In the parallel forex market, where forex is sold unofficially, the Naira also appreciated marginally, with the exchange rate quoted at N1,485/$1, reflecting a 1.01% increase compared to the previous day’s rate of N1,500/$1.
The Great British Pound remained flat at £1/N1,890, while the Naira gained 0.95% against the Euro, closing at N1585/EUR1.
Market analysts attribute the current state of the Naira to a consistent increase in the demand for dollars since the beginning of January.
This heightened demand is driven by businesses seeking to replenish their inventory or procure raw materials, as well as individuals pursuing education abroad who need foreign exchange to cover tuition fees and other expenses.

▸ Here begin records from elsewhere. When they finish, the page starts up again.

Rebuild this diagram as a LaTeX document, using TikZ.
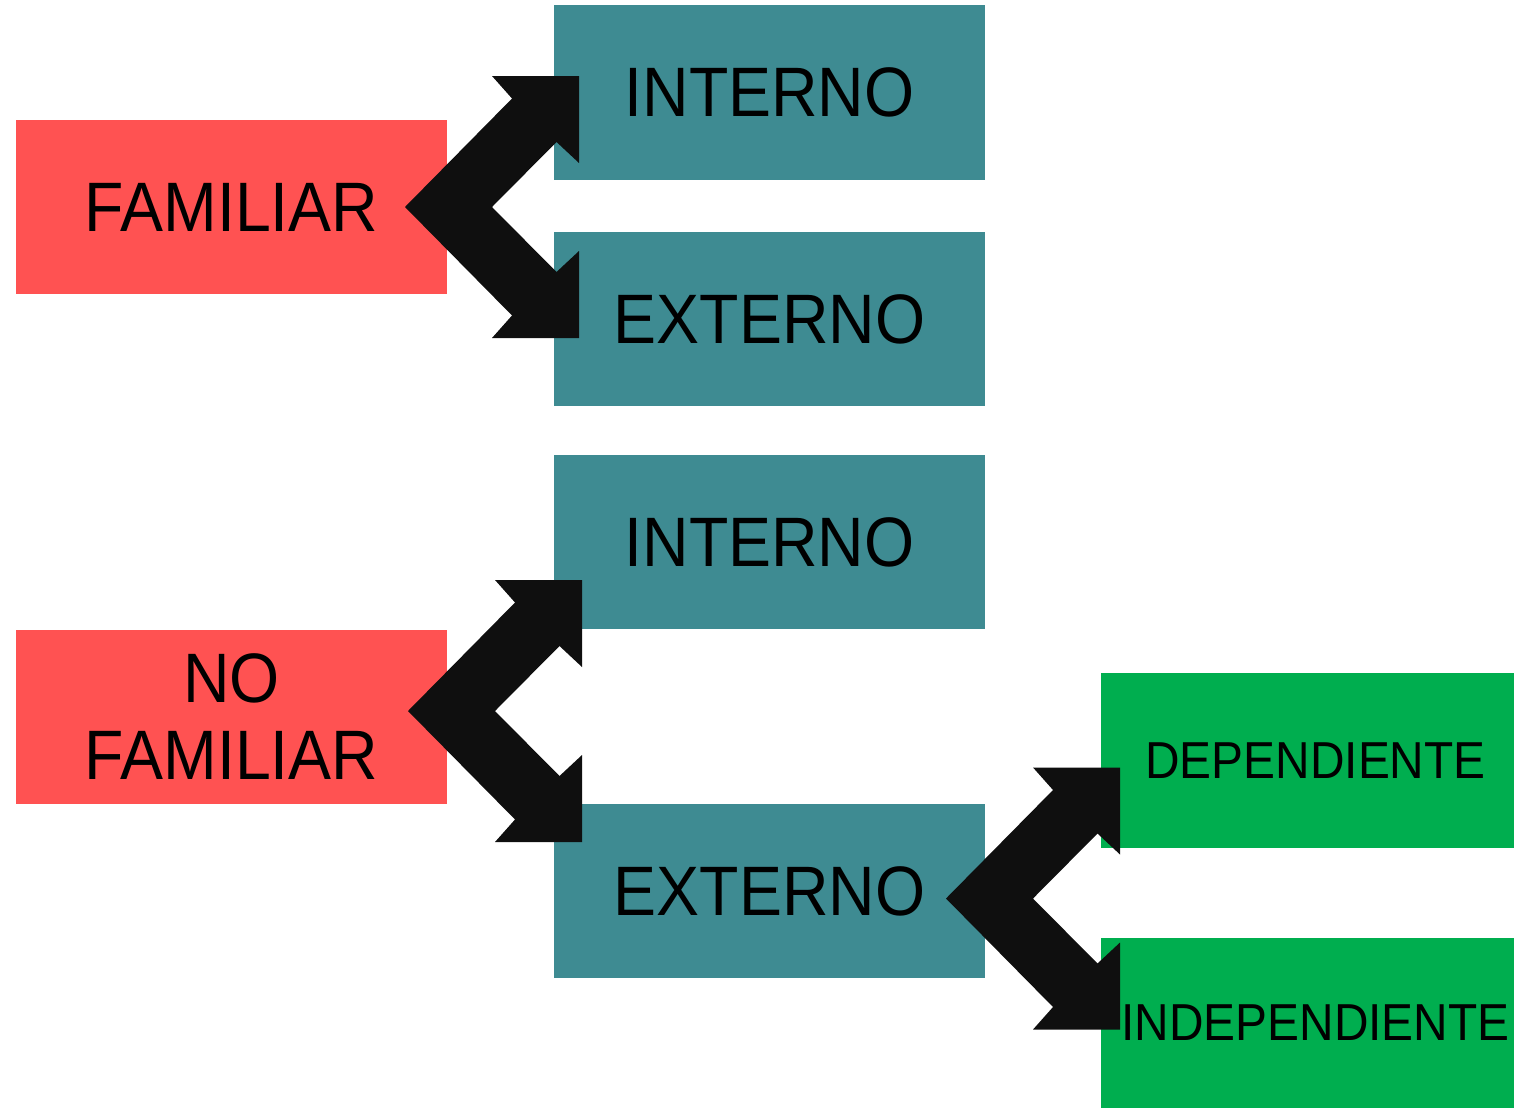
\documentclass[tikz,border=0pt]{standalone}
\usepackage{fontspec}
\setmainfont{Liberation Sans}
\definecolor{redbox}{HTML}{FF5252}
\definecolor{tealbox}{HTML}{3E8B92}
\definecolor{greenbox}{HTML}{00AE4F}
\definecolor{arrowblack}{HTML}{0F0F0F}
\newcommand{\sq}[1]{\scalebox{0.92}[1]{#1}}
\begin{document}
\begin{tikzpicture}[x=1pt,y=-1pt,
  box/.style={rectangle,inner sep=0pt,minimum width=431pt,minimum height=174pt,align=center,font=\fontsize{70}{77}\selectfont},
  redb/.style={box,fill=redbox},
  tealb/.style={box,fill=tealbox},
  greenb/.style={box,fill=greenbox,minimum width=413pt,minimum height=175pt,font=\fontsize{52}{60}\selectfont},
  dblarrow/.pic={\fill[arrowblack] (0,0) -- (107,-108.5) -- (87,-131) -- (174,-131) -- (174,-44) -- (151.5,-65) -- (87,0) -- (151.5,65) -- (174,44) -- (174,131) -- (87,131) -- (107,108.5) -- cycle;}]
\useasboundingbox (0,0) rectangle (1514,1108);
\node[redb] (fam) at (231.5,207) {\sq{FAMILIAR}};
\node[tealb] (int1) at (769.5,92.5) {\sq{INTERNO}};
\node[tealb] (ext1) at (769.5,319) {\sq{EXTERNO}};
\node[tealb] (int2) at (769.5,542) {\sq{INTERNO}};
\node[redb] (nofam) at (231.5,716.5) {\sq{NO}\\\sq{FAMILIAR}};
\node[tealb] (ext2) at (769.5,891) {\sq{EXTERNO}};
\node[greenb,minimum height=175pt] (dep) at (1307.5,760.5) {\hspace*{16pt}\sq{DEPENDIENTE}};
\node[greenb,minimum height=170pt] (indep) at (1307.5,1023) {\hspace*{16pt}\sq{INDEPENDIENTE}};
\coordinate (a1) at (405,207);
\coordinate (a2) at (408,711);
\coordinate (a3) at (946,898.5);
\pic at (a1) {dblarrow};
\pic at (a2) {dblarrow};
\pic at (a3) {dblarrow};
\end{tikzpicture}
\end{document}
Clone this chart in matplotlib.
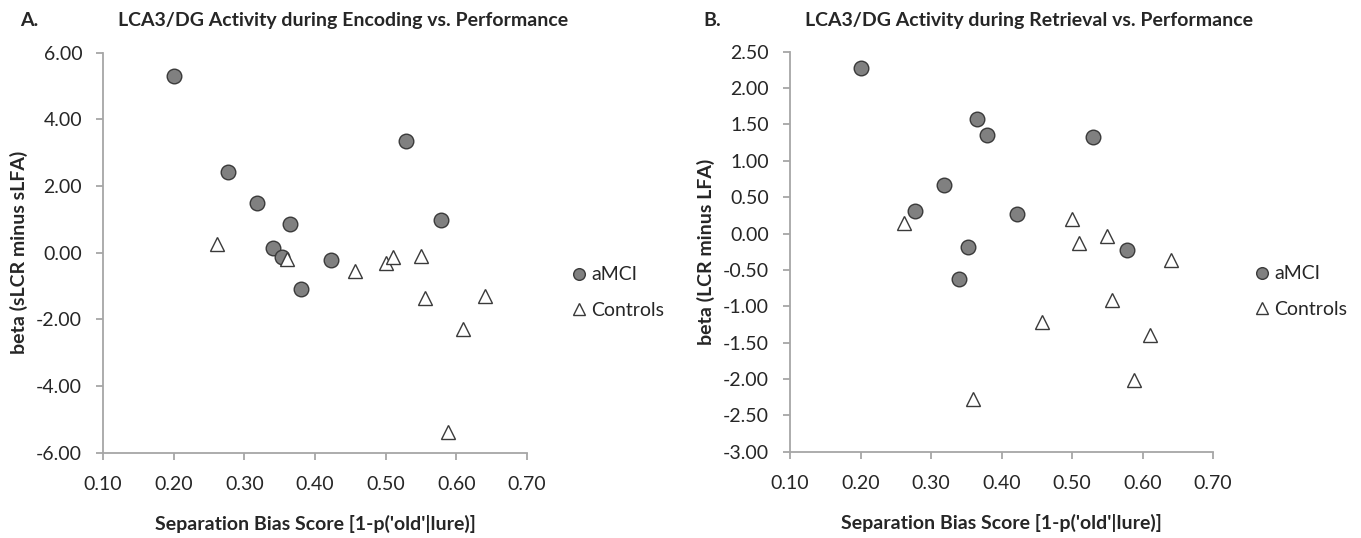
import matplotlib
matplotlib.use("Agg")
import matplotlib.pyplot as plt
from matplotlib.ticker import FormatStrFormatter, MultipleLocator

plt.rcParams['font.family'] = ['Lato', 'DejaVu Sans']

# separation bias score (same subjects in both panels)
amci_x = [0.200, 0.277, 0.318, 0.340, 0.353, 0.365, 0.380, 0.422, 0.529, 0.578]
ctrl_x = [0.261, 0.360, 0.457, 0.500, 0.510, 0.550, 0.556, 0.588, 0.610, 0.640]

# A. encoding
enc_amci = [5.30, 2.43, 1.48, 0.13, -0.14, 0.86, -1.09, -0.22, 3.34, 0.97]
enc_ctrl = [0.25, -0.20, -0.54, -0.30, -0.14, -0.10, -1.35, -5.39, -2.30, -1.29]

# B. retrieval
ret_amci = [2.27, 0.31, 0.67, -0.62, -0.19, 1.58, 1.36, 0.27, 1.33, -0.23]
ret_ctrl = [0.14, -2.27, -1.22, 0.20, -0.13, -0.03, -0.92, -2.01, -1.39, -0.37]

axis_col = '#a6a6a6'
txt_col = '#262626'
fs = 14

fig = plt.figure(figsize=(13.61, 5.38), dpi=100)
axA = fig.add_axes([0.0757, 0.1585, 0.3115, 0.7435])
axB = fig.add_axes([0.5805, 0.1604, 0.3108, 0.7435])


def dibujar(ax, ya, yc, ylim, ystep, ylabel, letra, titulo, xl, xt, legx):
    ax.plot(amci_x, ya, 'o', ms=10.5, mfc='#808080', mec='#3a3a3a', mew=1.0,
            ls='none', label='aMCI', clip_on=False)
    ax.plot(ctrl_x, yc, '^', ms=10.5, mfc='white', mec='#3a3a3a', mew=1.0,
            ls='none', label='Controls', clip_on=False)
    ax.set_xlim(0.1, 0.7)
    ax.set_ylim(*ylim)
    ax.xaxis.set_major_locator(MultipleLocator(0.1))
    ax.yaxis.set_major_locator(MultipleLocator(ystep))
    ax.xaxis.set_major_formatter(FormatStrFormatter('%.2f'))
    ax.yaxis.set_major_formatter(FormatStrFormatter('%.2f'))
    for s in ['top', 'right']:
        ax.spines[s].set_visible(False)
    for s in ['left', 'bottom']:
        ax.spines[s].set_color(axis_col)
        ax.spines[s].set_linewidth(1.3)
    ax.tick_params(direction='out', length=5, width=1.3, color=axis_col,
                   labelsize=fs, labelcolor=txt_col, pad=10)
    ax.tick_params(axis='x', pad=12)
    ax.set_xlabel("Separation Bias Score [1-p('old'|lure)]", fontsize=fs,
                  fontweight='bold', color=txt_col)
    ax.xaxis.label.set_va('center')
    ax.xaxis.set_label_coords(0.5, -0.178)
    ax.set_ylabel(ylabel, fontsize=fs, fontweight='bold', color=txt_col)
    ax.yaxis.label.set_va('center')
    ax.yaxis.set_label_coords(-0.198, 0.5)
    leg = ax.legend(loc='center left', bbox_to_anchor=(legx, 0.40), frameon=False,
                    fontsize=fs, handlelength=0.8, handletextpad=0.25, borderpad=0,
                    borderaxespad=0, labelspacing=0.95, markerscale=0.8)
    for t in leg.get_texts():
        t.set_color(txt_col)
    fig.text(xl, 0.961, letra, fontsize=fs, fontweight='bold', color=txt_col, va='center')
    fig.text(xt, 0.961, titulo, fontsize=fs, fontweight='bold', color=txt_col, va='center')


dibujar(axA, enc_amci, enc_ctrl, (-6, 6), 2, 'beta (sLCR minus sLFA)', 'A.',
        'LCA3/DG Activity during Encoding vs. Performance', 0.0147, 0.0867, 1.104)
dibujar(axB, ret_amci, ret_ctrl, (-3, 2.5), 0.5, 'beta (LCR minus LFA)', 'B.',
        'LCA3/DG Activity during Retrieval vs. Performance', 0.5165, 0.5915, 1.097)

fig.savefig('out.png', dpi=100)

The Central Bank of Nigeria (CBN) has announced significant reforms in the foreign exchange market, signaling a move towards a market-driven exchange rate mechanism.
Recent circular from the CBN outlines changes such as the discontinuation of caps on interbank foreign exchange transactions and the lifting of restrictions on the sale of interbank proceeds.
These reforms aim to promote a market-based price discovery system and ensure more flexibility in exchange rates determined by market forces.